» **Task to complete**
Print the lines starting at the line containing "Recreate this image" and ending at the line containing "statLines.forEach((line, i) =>", exactly and in full, without the pictures.

» **Material shown**
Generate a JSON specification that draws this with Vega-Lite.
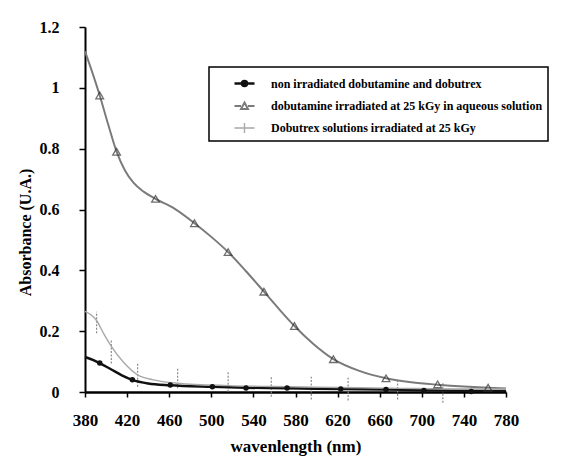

---

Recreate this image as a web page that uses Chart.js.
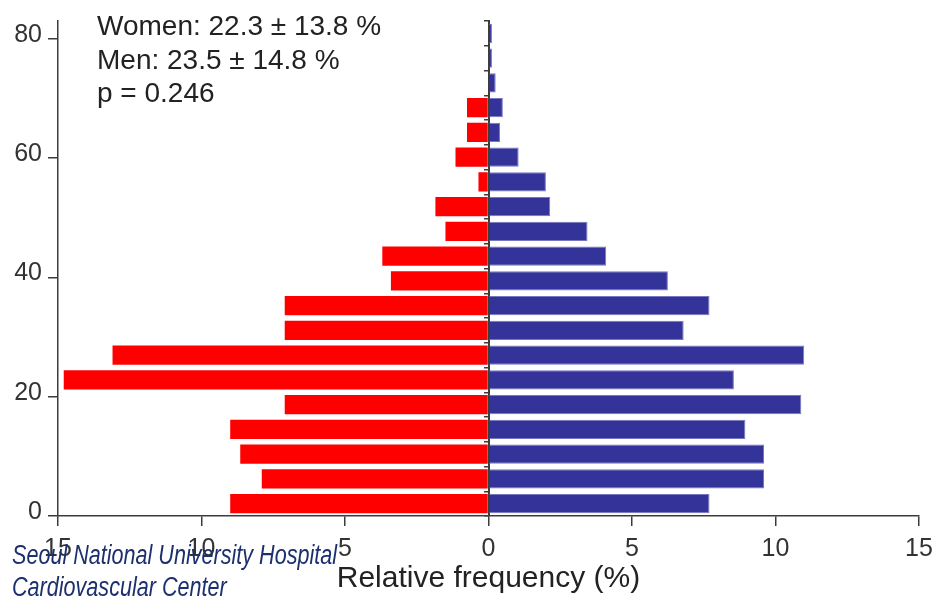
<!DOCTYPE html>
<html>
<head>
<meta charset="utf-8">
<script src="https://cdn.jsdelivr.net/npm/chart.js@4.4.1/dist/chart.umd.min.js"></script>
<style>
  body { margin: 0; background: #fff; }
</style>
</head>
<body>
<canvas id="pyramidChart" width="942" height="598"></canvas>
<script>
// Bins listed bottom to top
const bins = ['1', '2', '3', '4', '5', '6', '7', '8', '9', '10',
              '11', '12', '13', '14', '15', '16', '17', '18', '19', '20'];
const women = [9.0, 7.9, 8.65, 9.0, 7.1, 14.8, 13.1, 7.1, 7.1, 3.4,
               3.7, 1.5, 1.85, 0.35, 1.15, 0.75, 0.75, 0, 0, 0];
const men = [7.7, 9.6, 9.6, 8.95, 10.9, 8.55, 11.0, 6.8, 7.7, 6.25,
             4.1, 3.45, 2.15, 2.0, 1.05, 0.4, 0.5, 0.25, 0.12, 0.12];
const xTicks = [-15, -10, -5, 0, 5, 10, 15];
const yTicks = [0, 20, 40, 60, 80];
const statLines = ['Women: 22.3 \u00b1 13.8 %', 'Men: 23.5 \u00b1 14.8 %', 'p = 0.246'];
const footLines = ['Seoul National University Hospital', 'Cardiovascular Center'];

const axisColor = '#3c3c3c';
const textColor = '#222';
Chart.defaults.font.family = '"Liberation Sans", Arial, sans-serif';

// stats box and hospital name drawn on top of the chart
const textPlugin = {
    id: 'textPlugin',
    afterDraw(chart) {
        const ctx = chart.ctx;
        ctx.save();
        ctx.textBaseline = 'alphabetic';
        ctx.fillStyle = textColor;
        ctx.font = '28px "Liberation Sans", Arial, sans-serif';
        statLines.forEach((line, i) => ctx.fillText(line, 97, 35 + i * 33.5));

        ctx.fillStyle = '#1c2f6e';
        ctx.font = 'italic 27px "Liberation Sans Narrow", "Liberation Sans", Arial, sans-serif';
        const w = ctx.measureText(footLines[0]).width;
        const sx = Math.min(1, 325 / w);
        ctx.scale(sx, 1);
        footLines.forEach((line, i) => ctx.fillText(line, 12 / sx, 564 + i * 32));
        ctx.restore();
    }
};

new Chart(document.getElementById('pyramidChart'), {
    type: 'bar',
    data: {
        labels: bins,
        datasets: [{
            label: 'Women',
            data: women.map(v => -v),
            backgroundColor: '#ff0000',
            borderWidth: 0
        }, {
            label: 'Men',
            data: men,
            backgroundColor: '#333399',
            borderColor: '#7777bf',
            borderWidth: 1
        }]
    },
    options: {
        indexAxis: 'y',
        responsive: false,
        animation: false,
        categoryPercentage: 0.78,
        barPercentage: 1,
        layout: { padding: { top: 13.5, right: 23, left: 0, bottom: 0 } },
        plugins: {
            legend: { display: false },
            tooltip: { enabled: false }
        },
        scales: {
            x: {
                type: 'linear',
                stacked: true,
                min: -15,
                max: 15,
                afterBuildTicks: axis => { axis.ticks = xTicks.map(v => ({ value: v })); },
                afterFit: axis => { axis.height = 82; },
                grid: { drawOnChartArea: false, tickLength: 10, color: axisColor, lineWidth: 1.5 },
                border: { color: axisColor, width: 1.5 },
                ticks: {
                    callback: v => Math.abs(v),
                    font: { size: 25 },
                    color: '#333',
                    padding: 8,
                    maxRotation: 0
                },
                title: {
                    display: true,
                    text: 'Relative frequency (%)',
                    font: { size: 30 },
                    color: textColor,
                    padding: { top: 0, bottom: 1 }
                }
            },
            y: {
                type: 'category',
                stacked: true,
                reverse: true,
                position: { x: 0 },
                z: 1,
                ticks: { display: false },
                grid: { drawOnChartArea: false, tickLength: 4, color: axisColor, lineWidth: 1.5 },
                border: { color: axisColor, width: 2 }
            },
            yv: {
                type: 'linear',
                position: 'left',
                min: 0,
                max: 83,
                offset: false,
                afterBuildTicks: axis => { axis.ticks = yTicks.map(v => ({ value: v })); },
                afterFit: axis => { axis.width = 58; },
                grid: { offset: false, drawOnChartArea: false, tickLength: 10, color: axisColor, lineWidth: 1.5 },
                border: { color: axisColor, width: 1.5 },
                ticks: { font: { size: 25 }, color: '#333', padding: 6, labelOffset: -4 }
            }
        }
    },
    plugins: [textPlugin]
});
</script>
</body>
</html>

--

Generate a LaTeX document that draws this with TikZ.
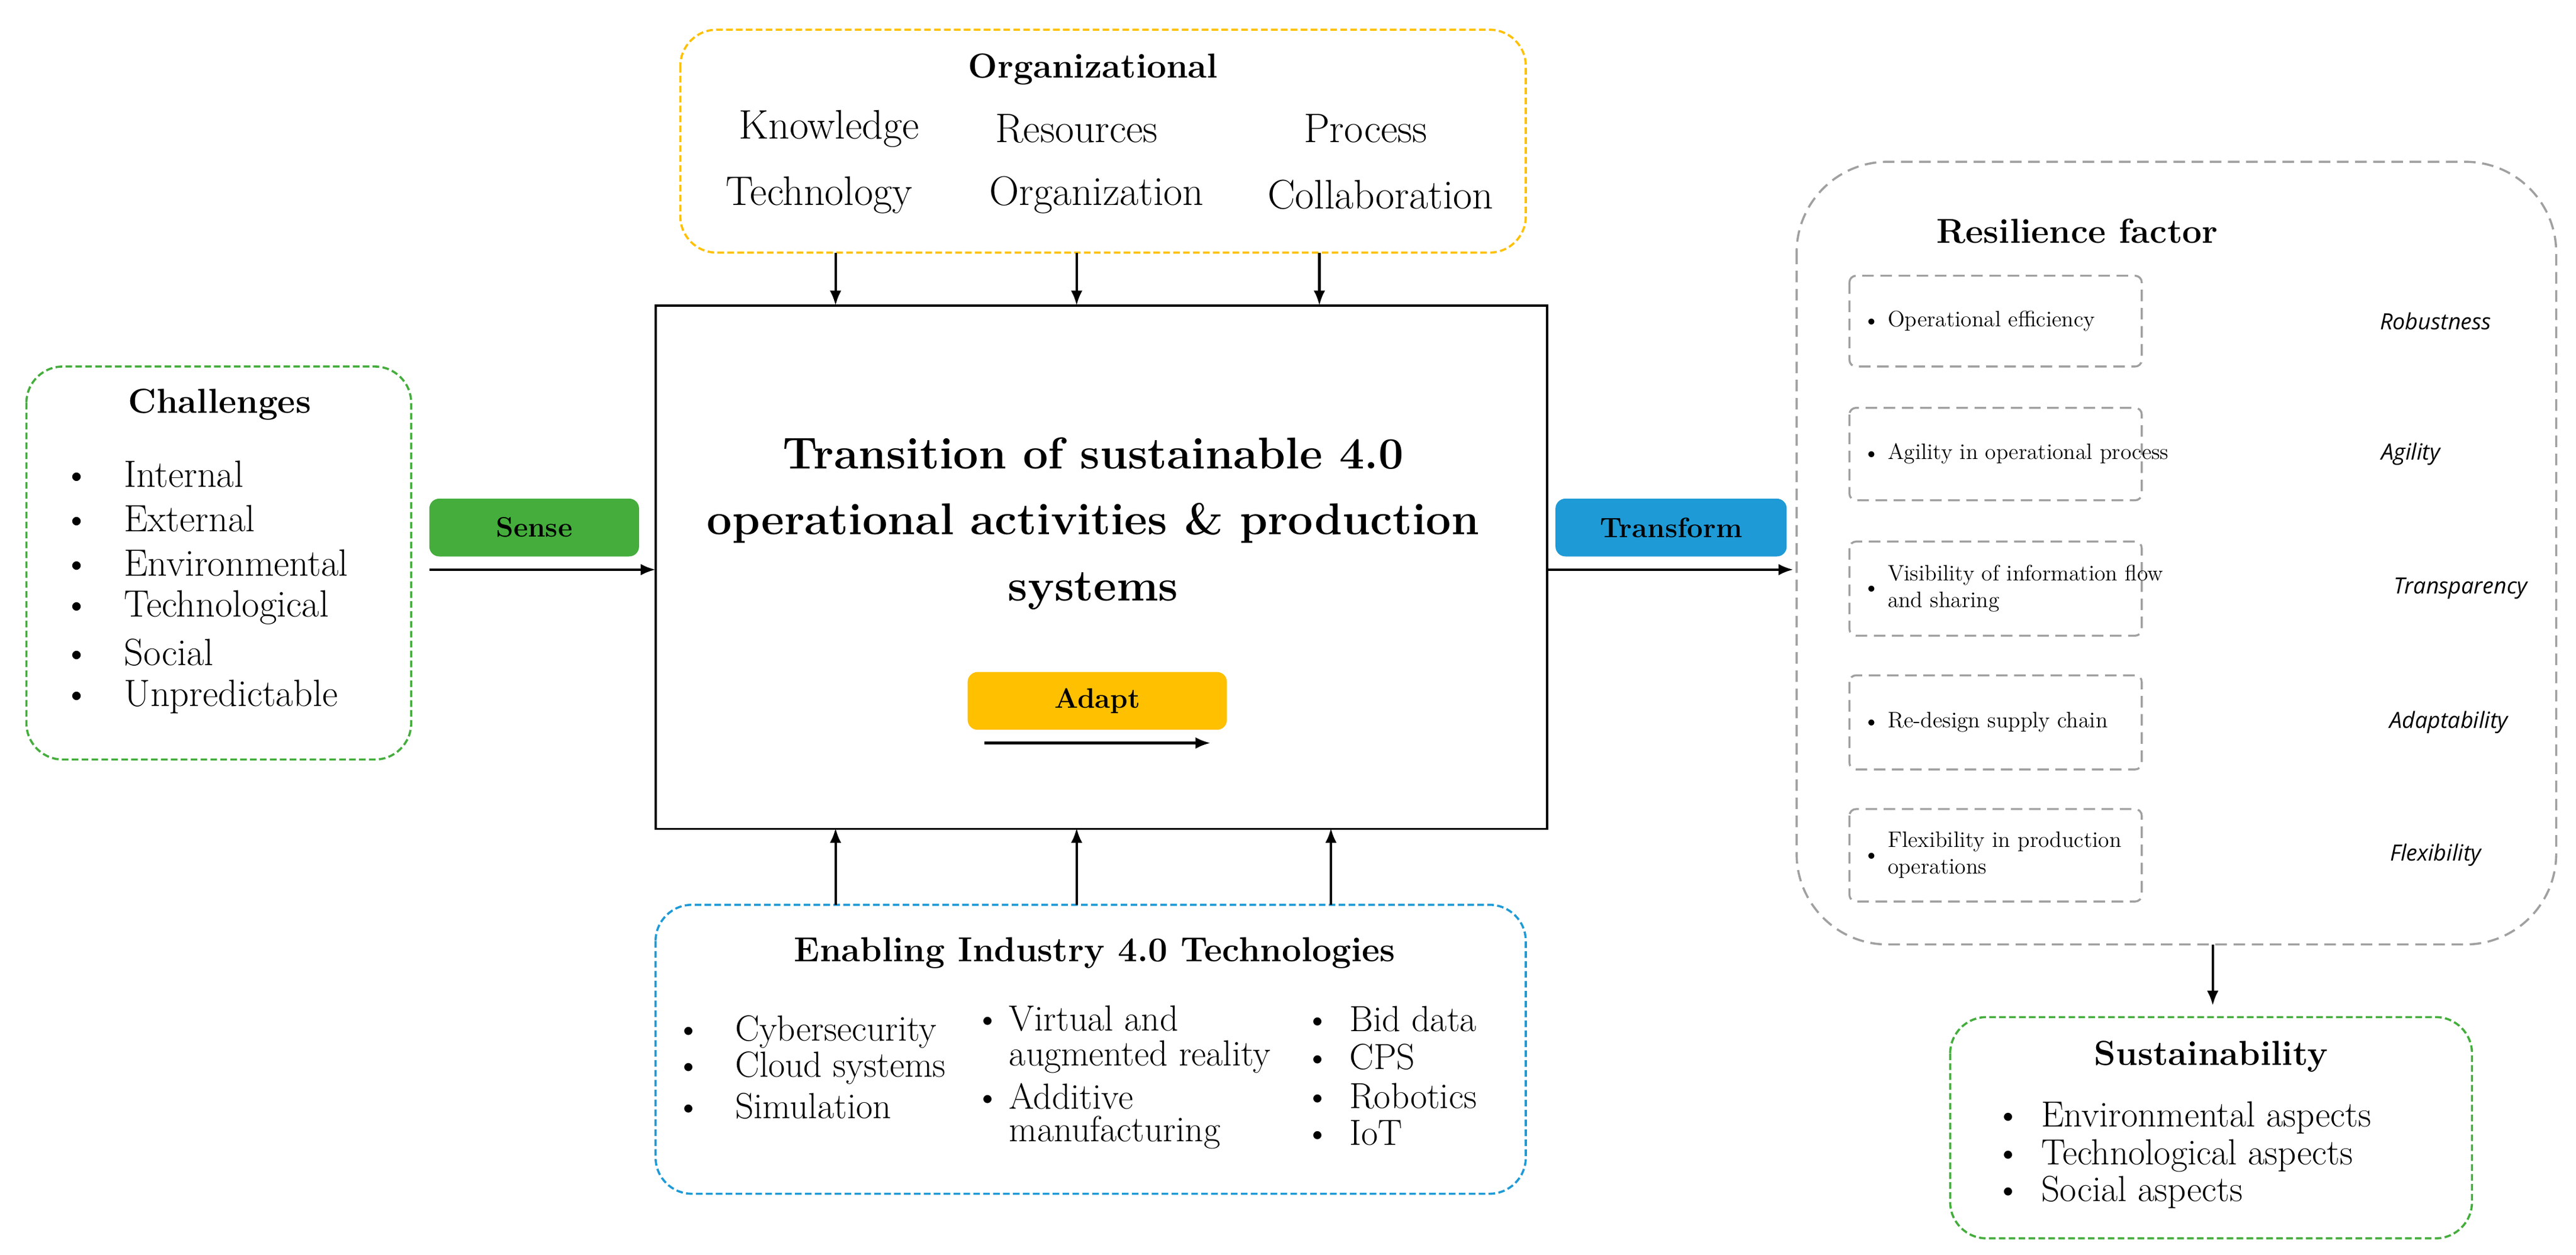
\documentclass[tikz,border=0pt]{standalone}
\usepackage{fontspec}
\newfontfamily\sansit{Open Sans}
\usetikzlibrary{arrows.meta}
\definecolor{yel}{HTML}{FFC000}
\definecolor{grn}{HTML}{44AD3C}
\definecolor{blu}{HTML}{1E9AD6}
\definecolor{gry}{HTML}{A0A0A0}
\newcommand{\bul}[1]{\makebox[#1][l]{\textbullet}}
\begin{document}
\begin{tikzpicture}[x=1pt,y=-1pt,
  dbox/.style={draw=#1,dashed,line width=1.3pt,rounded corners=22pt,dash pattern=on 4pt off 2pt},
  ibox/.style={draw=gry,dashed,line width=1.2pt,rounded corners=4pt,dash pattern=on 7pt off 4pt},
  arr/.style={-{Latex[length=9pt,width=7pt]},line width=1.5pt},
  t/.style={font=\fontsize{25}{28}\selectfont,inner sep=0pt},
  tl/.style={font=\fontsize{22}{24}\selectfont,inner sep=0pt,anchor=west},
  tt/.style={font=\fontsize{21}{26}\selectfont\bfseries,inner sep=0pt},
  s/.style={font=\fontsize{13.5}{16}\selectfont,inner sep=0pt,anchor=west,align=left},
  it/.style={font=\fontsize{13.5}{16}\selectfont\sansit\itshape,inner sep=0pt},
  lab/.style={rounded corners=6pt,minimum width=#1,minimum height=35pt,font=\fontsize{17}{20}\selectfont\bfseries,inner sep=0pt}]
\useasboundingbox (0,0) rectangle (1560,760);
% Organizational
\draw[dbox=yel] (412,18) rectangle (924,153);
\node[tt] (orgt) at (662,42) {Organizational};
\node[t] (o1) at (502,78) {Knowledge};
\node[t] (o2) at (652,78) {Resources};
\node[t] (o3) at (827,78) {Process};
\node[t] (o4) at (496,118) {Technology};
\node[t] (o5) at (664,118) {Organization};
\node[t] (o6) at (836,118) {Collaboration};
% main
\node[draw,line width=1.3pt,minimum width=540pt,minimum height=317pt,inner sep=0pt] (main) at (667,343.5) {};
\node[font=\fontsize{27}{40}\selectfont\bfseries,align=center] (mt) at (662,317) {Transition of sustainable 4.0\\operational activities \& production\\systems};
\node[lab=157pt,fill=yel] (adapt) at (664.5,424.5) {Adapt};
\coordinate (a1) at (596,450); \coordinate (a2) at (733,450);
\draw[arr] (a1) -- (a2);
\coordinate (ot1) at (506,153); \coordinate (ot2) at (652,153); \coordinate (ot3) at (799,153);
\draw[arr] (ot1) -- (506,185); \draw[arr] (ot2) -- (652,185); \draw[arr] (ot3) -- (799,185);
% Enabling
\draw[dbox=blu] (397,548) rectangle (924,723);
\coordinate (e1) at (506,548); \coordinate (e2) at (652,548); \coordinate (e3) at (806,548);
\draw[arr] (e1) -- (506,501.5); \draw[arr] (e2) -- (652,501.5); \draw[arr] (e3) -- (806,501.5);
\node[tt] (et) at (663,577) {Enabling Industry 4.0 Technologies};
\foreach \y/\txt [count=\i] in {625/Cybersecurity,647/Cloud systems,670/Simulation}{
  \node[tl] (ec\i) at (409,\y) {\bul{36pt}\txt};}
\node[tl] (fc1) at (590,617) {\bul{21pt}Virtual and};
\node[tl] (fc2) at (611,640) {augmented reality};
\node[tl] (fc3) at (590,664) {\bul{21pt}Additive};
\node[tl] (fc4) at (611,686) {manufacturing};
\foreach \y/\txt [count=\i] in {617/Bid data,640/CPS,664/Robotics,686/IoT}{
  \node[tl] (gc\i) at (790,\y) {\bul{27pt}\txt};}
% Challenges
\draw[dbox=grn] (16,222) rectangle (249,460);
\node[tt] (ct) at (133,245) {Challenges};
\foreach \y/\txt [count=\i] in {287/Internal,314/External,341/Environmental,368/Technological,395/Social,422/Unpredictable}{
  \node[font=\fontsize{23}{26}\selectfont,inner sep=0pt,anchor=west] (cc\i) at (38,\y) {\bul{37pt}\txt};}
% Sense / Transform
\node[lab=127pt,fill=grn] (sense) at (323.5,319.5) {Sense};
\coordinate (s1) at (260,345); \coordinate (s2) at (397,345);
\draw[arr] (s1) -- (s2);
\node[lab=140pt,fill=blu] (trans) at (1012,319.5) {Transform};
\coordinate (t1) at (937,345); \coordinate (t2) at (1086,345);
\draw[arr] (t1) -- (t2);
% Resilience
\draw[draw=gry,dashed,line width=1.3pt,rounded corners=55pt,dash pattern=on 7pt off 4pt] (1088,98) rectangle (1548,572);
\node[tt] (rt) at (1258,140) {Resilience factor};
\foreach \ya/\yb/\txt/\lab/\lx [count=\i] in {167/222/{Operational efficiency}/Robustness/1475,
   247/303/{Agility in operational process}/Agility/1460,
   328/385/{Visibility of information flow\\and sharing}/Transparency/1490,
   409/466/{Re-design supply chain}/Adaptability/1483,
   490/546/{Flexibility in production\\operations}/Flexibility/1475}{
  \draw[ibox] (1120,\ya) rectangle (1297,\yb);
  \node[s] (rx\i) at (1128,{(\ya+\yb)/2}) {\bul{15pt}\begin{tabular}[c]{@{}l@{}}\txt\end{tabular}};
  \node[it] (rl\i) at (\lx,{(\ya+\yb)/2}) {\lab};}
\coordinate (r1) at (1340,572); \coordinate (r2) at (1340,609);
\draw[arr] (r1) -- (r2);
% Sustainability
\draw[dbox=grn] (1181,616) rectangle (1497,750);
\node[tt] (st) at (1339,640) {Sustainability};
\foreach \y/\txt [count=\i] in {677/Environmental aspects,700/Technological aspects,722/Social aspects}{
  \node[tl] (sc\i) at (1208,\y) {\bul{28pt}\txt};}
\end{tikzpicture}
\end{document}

» **Worked answer**
Recreate this image as a web page that uses Chart.js.
<!DOCTYPE html>
<html>
<head>
<meta charset="utf-8">
<script src="https://cdn.jsdelivr.net/npm/chart.js@4.4.1/dist/chart.umd.min.js"></script>
<style>
  body { margin: 0; background: #fff; }
</style>
</head>
<body>
<canvas id="pyramidChart" width="942" height="598"></canvas>
<script>
// Bins listed bottom to top
const bins = ['1', '2', '3', '4', '5', '6', '7', '8', '9', '10',
              '11', '12', '13', '14', '15', '16', '17', '18', '19', '20'];
const women = [9.0, 7.9, 8.65, 9.0, 7.1, 14.8, 13.1, 7.1, 7.1, 3.4,
               3.7, 1.5, 1.85, 0.35, 1.15, 0.75, 0.75, 0, 0, 0];
const men = [7.7, 9.6, 9.6, 8.95, 10.9, 8.55, 11.0, 6.8, 7.7, 6.25,
             4.1, 3.45, 2.15, 2.0, 1.05, 0.4, 0.5, 0.25, 0.12, 0.12];
const xTicks = [-15, -10, -5, 0, 5, 10, 15];
const yTicks = [0, 20, 40, 60, 80];
const statLines = ['Women: 22.3 \u00b1 13.8 %', 'Men: 23.5 \u00b1 14.8 %', 'p = 0.246'];
const footLines = ['Seoul National University Hospital', 'Cardiovascular Center'];

const axisColor = '#3c3c3c';
const textColor = '#222';
Chart.defaults.font.family = '"Liberation Sans", Arial, sans-serif';

// stats box and hospital name drawn on top of the chart
const textPlugin = {
    id: 'textPlugin',
    afterDraw(chart) {
        const ctx = chart.ctx;
        ctx.save();
        ctx.textBaseline = 'alphabetic';
        ctx.fillStyle = textColor;
        ctx.font = '28px "Liberation Sans", Arial, sans-serif';
        statLines.forEach((line, i) => ctx.fillText(line, 97, 35 + i * 33.5));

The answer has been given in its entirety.